What the task asks ▸ Omit all images. Transcribe the rest of the material below exactly.

Entries with chart source code ▸
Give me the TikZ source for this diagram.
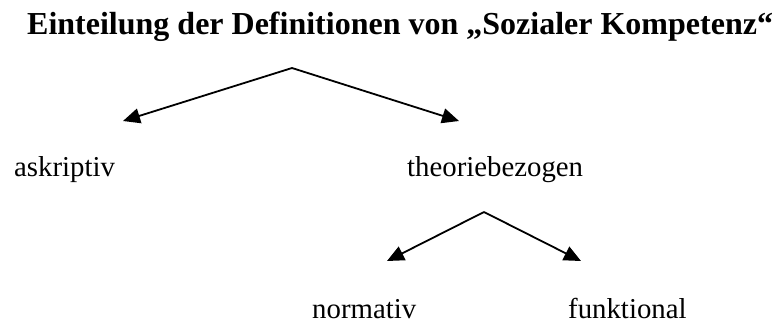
\documentclass[tikz,border=0pt]{standalone}
\usepackage{fontspec}
\setmainfont{Liberation Serif}
\usetikzlibrary{arrows.meta}

\begin{document}
\begin{tikzpicture}[x=1bp, y=-1bp, >={Triangle[length=17bp, width=15bp]},
  label/.style={anchor=base west, inner sep=0pt, font=\fontsize{28.8bp}{34bp}\selectfont},
  head/.style={anchor=base west, inner sep=0pt, font=\fontsize{32bp}{38bp}\selectfont\bfseries},
  branch/.style={->, line width=1.8bp}]
\useasboundingbox (0,0) rectangle (776,324);

% ---- title ------------------------------------------------------------------
\node[head] (title) at (27,34) {Einteilung der Definitionen von „Sozialer Kompetenz“};

% ---- first split ------------------------------------------------------------
\coordinate (top) at (292,68);
\coordinate (askEnd) at (123,121);
\coordinate (theoEnd) at (459,121);
\node[label] (ask)  at (14,176)  {askriptiv};
\node[label] (theo) at (407,176) {theoriebezogen};
\draw[branch] (top) -- (askEnd);
\draw[branch] (top) -- (theoEnd);

% ---- second split -----------------------------------------------------------
\coordinate (sub) at (484,212);
\coordinate (normEnd) at (387,261);
\coordinate (funkEnd) at (581,261);
\node[label] (norm) at (312,318) {normativ};
\node[label] (funk) at (568,318) {funktional};
\draw[branch] (sub) -- (normEnd);
\draw[branch] (sub) -- (funkEnd);

\end{tikzpicture}
\end{document}
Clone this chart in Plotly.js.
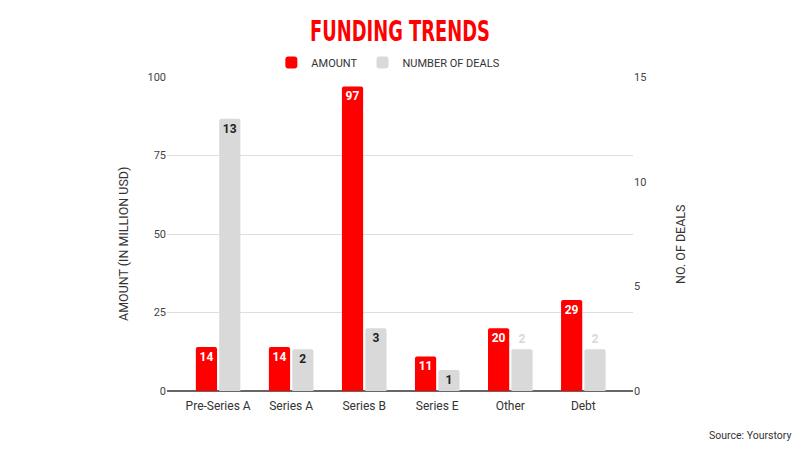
<!DOCTYPE html>
<html>
<head>
<meta charset="utf-8">
<script src="https://cdn.plot.ly/plotly-3.0.1.min.js"></script>
<style>html,body{margin:0;padding:0;background:#fff;}#chart{width:800px;height:450px;}</style>
</head>
<body>
<div id="chart"></div>
<script>
const categories = ["Pre-Series A", "Series A", "Series B", "Series E", "Other", "Debt"];
const amount = [14, 14, 97, 11, 20, 29];
const deals = [13, 2, 3, 1, 2, 2];
const leftTicks = [0, 25, 50, 75, 100];
const rightTicks = [0, 5, 10, 15];

const dealTextPos = ["inside", "inside", "inside", "inside", "outside", "outside"];
const dealTextColor = ["#222", "#222", "#222", "#222", "#d8d8d8", "#d8d8d8"];

const traces = [
  {
    type: "bar", name: "AMOUNT", x: categories, y: amount, yaxis: "y",
    marker: {color: "#ff0000", cornerradius: 2},
    width: 0.29, offset: -0.305,
    text: amount.map(String), textposition: "inside", insidetextanchor: "end",
    textangle: 0, constraintext: "none",
    textfont: {family: "Roboto", size: 12, color: "#ffffff", weight: "bold"},
    hoverinfo: "none"
  },
  {
    type: "bar", name: "NUMBER OF DEALS", x: categories, y: deals, yaxis: "y2",
    marker: {color: "#d9d9d9", cornerradius: 2},
    width: 0.29, offset: 0.015,
    text: deals.map(String), textposition: dealTextPos, insidetextanchor: "end",
    textangle: 0, constraintext: "none", cliponaxis: false,
    textfont: {family: "Roboto", size: 12, color: dealTextColor, weight: "bold"},
    outsidetextfont: {family: "Roboto", size: 12, color: dealTextColor, weight: "bold"},
    hoverinfo: "none"
  }
];

const layout = {
  width: 800, height: 450,
  paper_bgcolor: "#fff", plot_bgcolor: "#fff",
  margin: {l: 167, r: 167, t: 77, b: 59, pad: 0},
  font: {family: "Roboto", color: "#333"},
  title: {
    text: "FUNDING TRENDS",
    font: {family: "'DejaVu Sans Condensed', 'Liberation Sans Narrow', 'Roboto', sans-serif", size: 28, color: "#ff0000", weight: "bold"},
    x: 0.5, xanchor: "center", y: 0.93, yanchor: "middle"
  },
  showlegend: true,
  legend: {
    orientation: "h", x: 0.475, xanchor: "center", y: 1.0, yanchor: "bottom",
    font: {family: "Roboto", size: 11, color: "#333"},
    itemwidth: 30, traceorder: "normal"
  },
  barmode: "overlay",
  xaxis: {
    type: "category", range: [-0.7, 5.68],
    showgrid: false, zeroline: false, showline: false, ticks: "",
    ticklabelstandoff: 6,
    tickfont: {family: "Roboto", size: 12, color: "#333"}
  },
  yaxis: {
    range: [0, 100], tickvals: leftTicks,
    showgrid: true, gridcolor: "#dedede", gridwidth: 1,
    zeroline: true, zerolinecolor: "#666", zerolinewidth: 1.5,
    showline: false, ticks: "",
    tickfont: {family: "Roboto", size: 11, color: "#444"}
  },
  yaxis2: {
    range: [0, 15], tickvals: rightTicks, overlaying: "y", side: "right",
    showgrid: false, zeroline: false, showline: false, ticks: "",
    tickfont: {family: "Roboto", size: 11, color: "#444"}
  },
  annotations: [
    {text: "AMOUNT (IN MILLION USD)", xref: "paper", yref: "paper", x: (123 - 167) / 466, y: 1 - (244 - 77) / 314,
     xanchor: "center", yanchor: "middle", textangle: -90, showarrow: false,
     font: {family: "Roboto", size: 12.5, color: "#333"}},
    {text: "NO. OF DEALS", xref: "paper", yref: "paper", x: (680 - 167) / 466, y: 1 - (244 - 77) / 314,
     xanchor: "center", yanchor: "middle", textangle: -90, showarrow: false,
     font: {family: "Roboto", size: 12.5, color: "#333"}},
    {text: "Source: Yourstory", xref: "paper", yref: "paper", x: (793 - 167) / 466, y: -(435 - 391) / 314,
     xanchor: "right", yanchor: "middle", showarrow: false,
     font: {family: "Roboto", size: 10.5, color: "#333"}}
  ]
};

Plotly.newPlot("chart", traces, layout, {displayModeBar: false, staticPlot: true}).then(function (gd) {
  const t = gd.querySelector(".gtitle");
  if (t) {
    const cx = parseFloat(t.getAttribute("x")) || 400;
    t.setAttribute("transform", "translate(" + cx + ",0) scale(0.71,1) translate(" + (-cx) + ",0)");
  }
});
</script>
</body>
</html>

The completed task ▸
Give me the TikZ source for this diagram.
\documentclass[tikz,border=0pt]{standalone}
\usepackage{fontspec}
\setmainfont{Liberation Serif}
\usetikzlibrary{arrows.meta}

\begin{document}
\begin{tikzpicture}[x=1bp, y=-1bp, >={Triangle[length=17bp, width=15bp]},
  label/.style={anchor=base west, inner sep=0pt, font=\fontsize{28.8bp}{34bp}\selectfont},
  head/.style={anchor=base west, inner sep=0pt, font=\fontsize{32bp}{38bp}\selectfont\bfseries},
  branch/.style={->, line width=1.8bp}]
\useasboundingbox (0,0) rectangle (776,324);

% ---- title ------------------------------------------------------------------
\node[head] (title) at (27,34) {Einteilung der Definitionen von „Sozialer Kompetenz“};

% ---- first split ------------------------------------------------------------
\coordinate (top) at (292,68);
\coordinate (askEnd) at (123,121);
\coordinate (theoEnd) at (459,121);
\node[label] (ask)  at (14,176)  {askriptiv};
\node[label] (theo) at (407,176) {theoriebezogen};
\draw[branch] (top) -- (askEnd);
\draw[branch] (top) -- (theoEnd);

% ---- second split -----------------------------------------------------------
\coordinate (sub) at (484,212);
\coordinate (normEnd) at (387,261);
\coordinate (funkEnd) at (581,261);
\node[label] (norm) at (312,318) {normativ};
\node[label] (funk) at (568,318) {funktional};
\draw[branch] (sub) -- (normEnd);
\draw[branch] (sub) -- (funkEnd);

\end{tikzpicture}
\end{document}
Clone this chart in Plotly.js.
<!DOCTYPE html>
<html>
<head>
<meta charset="utf-8">
<script src="https://cdn.plot.ly/plotly-3.0.1.min.js"></script>
<style>html,body{margin:0;padding:0;background:#fff;}#chart{width:800px;height:450px;}</style>
</head>
<body>
<div id="chart"></div>
<script>
const categories = ["Pre-Series A", "Series A", "Series B", "Series E", "Other", "Debt"];
const amount = [14, 14, 97, 11, 20, 29];
const deals = [13, 2, 3, 1, 2, 2];
const leftTicks = [0, 25, 50, 75, 100];
const rightTicks = [0, 5, 10, 15];

const dealTextPos = ["inside", "inside", "inside", "inside", "outside", "outside"];
const dealTextColor = ["#222", "#222", "#222", "#222", "#d8d8d8", "#d8d8d8"];

const traces = [
  {
    type: "bar", name: "AMOUNT", x: categories, y: amount, yaxis: "y",
    marker: {color: "#ff0000", cornerradius: 2},
    width: 0.29, offset: -0.305,
    text: amount.map(String), textposition: "inside", insidetextanchor: "end",
    textangle: 0, constraintext: "none",
    textfont: {family: "Roboto", size: 12, color: "#ffffff", weight: "bold"},
    hoverinfo: "none"
  },
  {
    type: "bar", name: "NUMBER OF DEALS", x: categories, y: deals, yaxis: "y2",
    marker: {color: "#d9d9d9", cornerradius: 2},
    width: 0.29, offset: 0.015,
    text: deals.map(String), textposition: dealTextPos, insidetextanchor: "end",
    textangle: 0, constraintext: "none", cliponaxis: false,
    textfont: {family: "Roboto", size: 12, color: dealTextColor, weight: "bold"},
    outsidetextfont: {family: "Roboto", size: 12, color: dealTextColor, weight: "bold"},
    hoverinfo: "none"
  }
];

const layout = {
  width: 800, height: 450,
  paper_bgcolor: "#fff", plot_bgcolor: "#fff",
  margin: {l: 167, r: 167, t: 77, b: 59, pad: 0},
  font: {family: "Roboto", color: "#333"},
  title: {
    text: "FUNDING TRENDS",
    font: {family: "'DejaVu Sans Condensed', 'Liberation Sans Narrow', 'Roboto', sans-serif", size: 28, color: "#ff0000", weight: "bold"},
    x: 0.5, xanchor: "center", y: 0.93, yanchor: "middle"
  },
  showlegend: true,
  legend: {
    orientation: "h", x: 0.475, xanchor: "center", y: 1.0, yanchor: "bottom",
    font: {family: "Roboto", size: 11, color: "#333"},
    itemwidth: 30, traceorder: "normal"
  },
  barmode: "overlay",
  xaxis: {
    type: "category", range: [-0.7, 5.68],
    showgrid: false, zeroline: false, showline: false, ticks: "",
    ticklabelstandoff: 6,
    tickfont: {family: "Roboto", size: 12, color: "#333"}
  },
  yaxis: {
    range: [0, 100], tickvals: leftTicks,
    showgrid: true, gridcolor: "#dedede", gridwidth: 1,
    zeroline: true, zerolinecolor: "#666", zerolinewidth: 1.5,
    showline: false, ticks: "",
    tickfont: {family: "Roboto", size: 11, color: "#444"}
  },
  yaxis2: {
    range: [0, 15], tickvals: rightTicks, overlaying: "y", side: "right",
    showgrid: false, zeroline: false, showline: false, ticks: "",
    tickfont: {family: "Roboto", size: 11, color: "#444"}
  },
  annotations: [
    {text: "AMOUNT (IN MILLION USD)", xref: "paper", yref: "paper", x: (123 - 167) / 466, y: 1 - (244 - 77) / 314,
     xanchor: "center", yanchor: "middle", textangle: -90, showarrow: false,
     font: {family: "Roboto", size: 12.5, color: "#333"}},
    {text: "NO. OF DEALS", xref: "paper", yref: "paper", x: (680 - 167) / 466, y: 1 - (244 - 77) / 314,
     xanchor: "center", yanchor: "middle", textangle: -90, showarrow: false,
     font: {family: "Roboto", size: 12.5, color: "#333"}},
    {text: "Source: Yourstory", xref: "paper", yref: "paper", x: (793 - 167) / 466, y: -(435 - 391) / 314,
     xanchor: "right", yanchor: "middle", showarrow: false,
     font: {family: "Roboto", size: 10.5, color: "#333"}}
  ]
};

Plotly.newPlot("chart", traces, layout, {displayModeBar: false, staticPlot: true}).then(function (gd) {
  const t = gd.querySelector(".gtitle");
  if (t) {
    const cx = parseFloat(t.getAttribute("x")) || 400;
    t.setAttribute("transform", "translate(" + cx + ",0) scale(0.71,1) translate(" + (-cx) + ",0)");
  }
});
</script>
</body>
</html>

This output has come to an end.